__EXERCISE DIRECTIONS__:
Print exactly the lines from the first one down to the line that contains "from matplotlib.ticker import FuncFormatter", both included, and skip the pictures.

::: INPUT ROWS :::

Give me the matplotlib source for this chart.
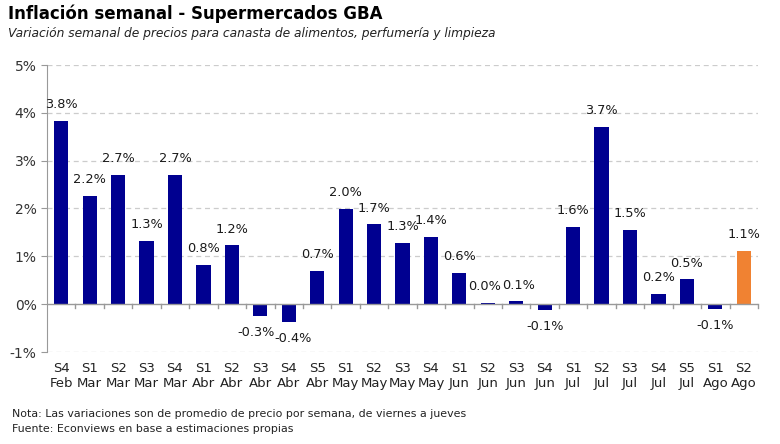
import numpy as np
import matplotlib.pyplot as plt
from matplotlib.ticker import FuncFormatter

# Weekly values (%)
semanas = ["S4", "S1", "S2", "S3", "S4", "S1", "S2", "S3", "S4", "S5", "S1", "S2", "S3",
           "S4", "S1", "S2", "S3", "S4", "S1", "S2", "S3", "S4", "S5", "S1", "S2"]
meses = ["Feb", "Mar", "Mar", "Mar", "Mar", "Abr", "Abr", "Abr", "Abr", "Abr", "May", "May", "May",
         "May", "Jun", "Jun", "Jun", "Jun", "Jul", "Jul", "Jul", "Jul", "Jul", "Ago", "Ago"]
valores = [3.83, 2.26, 2.70, 1.32, 2.70, 0.82, 1.23, -0.25, -0.38, 0.69, 1.99, 1.67, 1.28,
           1.40, 0.65, 0.02, 0.06, -0.12, 1.61, 3.70, 1.55, 0.21, 0.52, -0.10, 1.11]
etiquetas = ["3.8%", "2.2%", "2.7%", "1.3%", "2.7%", "0.8%", "1.2%", "-0.3%", "-0.4%", "0.7%",
             "2.0%", "1.7%", "1.3%", "1.4%", "0.6%", "0.0%", "0.1%", "-0.1%", "1.6%", "3.7%",
             "1.5%", "0.2%", "0.5%", "-0.1%", "1.1%"]

azul = "#000090"
naranja = "#F08232"

fig = plt.figure(figsize=(7.8, 4.44), dpi=100)
ax = fig.add_axes([47 / 780, 1 - 352 / 444, (758 - 47) / 780, (352 - 65) / 444])

x = np.arange(len(valores))
colores = [azul] * (len(valores) - 1) + [naranja]
ax.bar(x, valores, width=0.5, color=colores, zorder=3)

# small horizontal nudges so the -0.3% / -0.4% labels do not collide
nudge = {7: -3, 8: 3, 15: -2, 16: 2}
for i, (xi, v, t) in enumerate(zip(x, valores, etiquetas)):
    dx = nudge.get(i, 0)
    if v >= 0:
        ax.annotate(t, (xi, v), xytext=(dx, 7), textcoords="offset points",
                    ha="center", va="bottom", fontsize=9.3, color="#1a1a1a")
    else:
        ax.annotate(t, (xi, v), xytext=(dx, -7), textcoords="offset points",
                    ha="center", va="top", fontsize=9.3, color="#1a1a1a")

ax.set_ylim(-1, 5)
ax.set_xlim(-0.5, len(valores) - 0.5)
ax.set_yticks(range(-1, 6))
ax.yaxis.set_major_formatter(FuncFormatter(lambda v, p: f"{v:.0f}%"))
ax.tick_params(axis="y", labelsize=10, colors="#333333", length=4, color="#999999")
for yv in [-1, 1, 2, 3, 4, 5]:
    ax.axhline(yv, color="#cccccc", lw=0.9, ls=(0, (4, 3)), zorder=1)
ax.axhline(0, color="#999999", lw=1, zorder=4)
# category separators at zero line
for b in np.arange(-0.5, len(valores), 1.0)[1:]:
    ax.plot([b, b], [0, -0.09], color="#999999", lw=1, zorder=4, clip_on=False)

ax.set_xticks(x)
ax.set_xticklabels([f"{s}\n{m}" for s, m in zip(semanas, meses)], fontsize=9.5, color="#222222")
ax.tick_params(axis="x", length=0, pad=7)
for s in ["top", "right", "bottom"]:
    ax.spines[s].set_visible(False)
ax.spines["left"].set_color("#999999")

fig.text(8 / 780, 1 - 14 / 444, "Inflación semanal - Supermercados GBA", fontsize=12,
         fontweight="bold", va="center", ha="left")
fig.text(8 / 780, 1 - 33 / 444,
         "Variación semanal de precios para canasta de alimentos, perfumería y limpieza",
         fontsize=8.8, style="italic", va="center", ha="left", color="#222222")
fig.text(12 / 780, 1 - 414 / 444,
         "Nota: Las variaciones son de promedio de precio por semana, de viernes a jueves",
         fontsize=7.9, va="center", ha="left", color="#222222")
fig.text(12 / 780, 1 - 429 / 444, "Fuente: Econviews en base a estimaciones propias",
         fontsize=7.9, va="center", ha="left", color="#222222")

fig.savefig("out.png", dpi=100)
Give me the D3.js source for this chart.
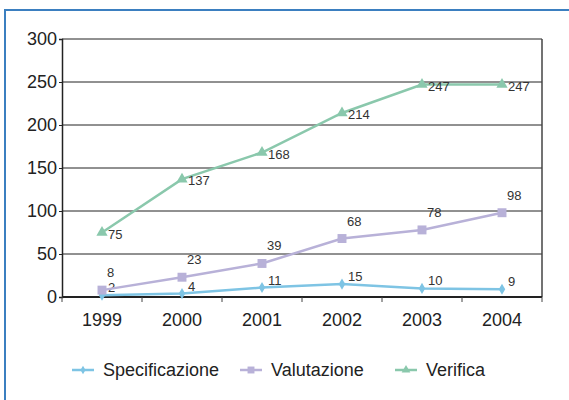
<!DOCTYPE html>
<html>
<head>
<meta charset="utf-8">
<script src="https://cdn.jsdelivr.net/npm/d3@7"></script>
<style>
  body { margin: 0; background: #fff; }
  svg { font-family: "Liberation Sans", Arial, sans-serif; }
</style>
</head>
<body>
<div id="chart"></div>
<script>
// data
var years = ["1999", "2000", "2001", "2002", "2003", "2004"];
var specificazione = [2, 4, 11, 15, 10, 9];
var valutazione = [8, 23, 39, 68, 78, 98];
var verifica = [75, 137, 168, 214, 247, 247];
var yTicks = [0, 50, 100, 150, 200, 250, 300];

var svgWidth = 569;
var svgHeight = 400;

var margin = { top: 39, right: 27, bottom: 103, left: 62 };
var width = svgWidth - margin.left - margin.right;
var height = svgHeight - margin.top - margin.bottom;

var svg = d3.select("#chart")
  .append("svg")
  .attr("width", svgWidth)
  .attr("height", svgHeight);

// outer blue frame (runs off the right and bottom edges)
svg.append("rect")
  .attr("x", 5)
  .attr("y", 10)
  .attr("width", 570)
  .attr("height", 400)
  .attr("fill", "none")
  .attr("stroke", "#3b7fc0")
  .attr("stroke-width", 2);

var chartGroup = svg.append("g")
  .attr("transform", `translate(${margin.left}, ${margin.top})`);

var xScale = d3.scaleBand()
  .domain(years)
  .range([0, width]);

var yScale = d3.scaleLinear()
  .domain([0, 300])
  .range([height, 0]);

// gridlines
chartGroup.append("g")
  .selectAll("line")
  .data(yTicks)
  .enter()
  .append("line")
  .attr("x1", 0)
  .attr("x2", width)
  .attr("y1", d => yScale(d))
  .attr("y2", d => yScale(d))
  .attr("stroke", "#222")
  .attr("stroke-width", 1);

// right border of plot
chartGroup.append("line")
  .attr("x1", width).attr("x2", width)
  .attr("y1", 0).attr("y2", height)
  .attr("stroke", "#444")
  .attr("stroke-width", 1.5);

// y axis
var leftAxis = d3.axisLeft(yScale).tickValues(yTicks).tickSize(3).tickPadding(2);
var yAxis = chartGroup.append("g").call(leftAxis);
yAxis.select(".domain").attr("stroke", "#222").attr("stroke-width", 1.5);
yAxis.selectAll("line").attr("stroke", "#222");
yAxis.selectAll("text")
  .attr("font-size", 18)
  .attr("fill", "#222");

// x axis with ticks at band edges
var xAxis = chartGroup.append("g")
  .attr("transform", `translate(0, ${height})`);
xAxis.append("line")
  .attr("x1", 0).attr("x2", width)
  .attr("stroke", "#222")
  .attr("stroke-width", 2);
var edges = years.map(d => xScale(d)).concat([width]);
xAxis.selectAll(".tk")
  .data(edges)
  .enter()
  .append("line")
  .attr("class", "tk")
  .attr("x1", d => d).attr("x2", d => d)
  .attr("y1", 0).attr("y2", 5)
  .attr("stroke", "#444");
xAxis.selectAll(".lbl")
  .data(years)
  .enter()
  .append("text")
  .attr("class", "lbl")
  .attr("x", d => xScale(d) + xScale.bandwidth() / 2)
  .attr("y", 29)
  .attr("text-anchor", "middle")
  .attr("font-size", 18)
  .attr("fill", "#222")
  .text(d => d);

var series = [
  { name: "Specificazione", values: specificazione, color: "#7ec4e4", shape: d3.symbolDiamond, size: 36, dx: 6, dy: -3 },
  { name: "Valutazione", values: valutazione, color: "#b8b1d8", shape: d3.symbolSquare, size: 80, dx: 5, dy: -13 },
  { name: "Verifica", values: verifica, color: "#8ac8ac", shape: d3.symbolTriangle, size: 55, dx: 6, dy: 6 }
];

var line = d3.line()
  .x((d, i) => xScale(years[i]) + xScale.bandwidth() / 2)
  .y(d => yScale(d));

series.forEach(function(s) {
  chartGroup.append("path")
    .datum(s.values)
    .attr("d", line)
    .attr("fill", "none")
    .attr("stroke", s.color)
    .attr("stroke-width", 2.5);

  chartGroup.selectAll(".m-" + s.name)
    .data(s.values)
    .enter()
    .append("path")
    .attr("d", d3.symbol().type(s.shape).size(s.size))
    .attr("transform", (d, i) => `translate(${xScale(years[i]) + xScale.bandwidth() / 2}, ${yScale(d)})`)
    .attr("fill", s.color);

  chartGroup.selectAll(".l-" + s.name)
    .data(s.values)
    .enter()
    .append("text")
    .attr("x", (d, i) => xScale(years[i]) + xScale.bandwidth() / 2 + s.dx)
    .attr("y", d => yScale(d) + s.dy)
    .attr("font-size", 13)
    .attr("fill", "#333")
    .text(d => d);
});

// legend
var legendX = [72, 240, 395];
var legend = svg.append("g").attr("transform", "translate(0, 370)");
series.forEach(function(s, i) {
  var g = legend.append("g").attr("transform", `translate(${legendX[i]}, 0)`);
  g.append("line")
    .attr("x1", 0).attr("x2", 22)
    .attr("stroke", s.color)
    .attr("stroke-width", 2.5);
  g.append("path")
    .attr("d", d3.symbol().type(s.shape).size(s.size * 0.6))
    .attr("transform", "translate(11, 0)")
    .attr("fill", s.color);
  g.append("text")
    .attr("x", 31)
    .attr("y", 6)
    .attr("font-size", 18)
    .attr("fill", "#222")
    .text(s.name);
});
</script>
</body>
</html>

:::

__SOLUTION TO THE EXERCISE__:
Give me the matplotlib source for this chart.
import numpy as np
import matplotlib.pyplot as plt
from matplotlib.ticker import FuncFormatter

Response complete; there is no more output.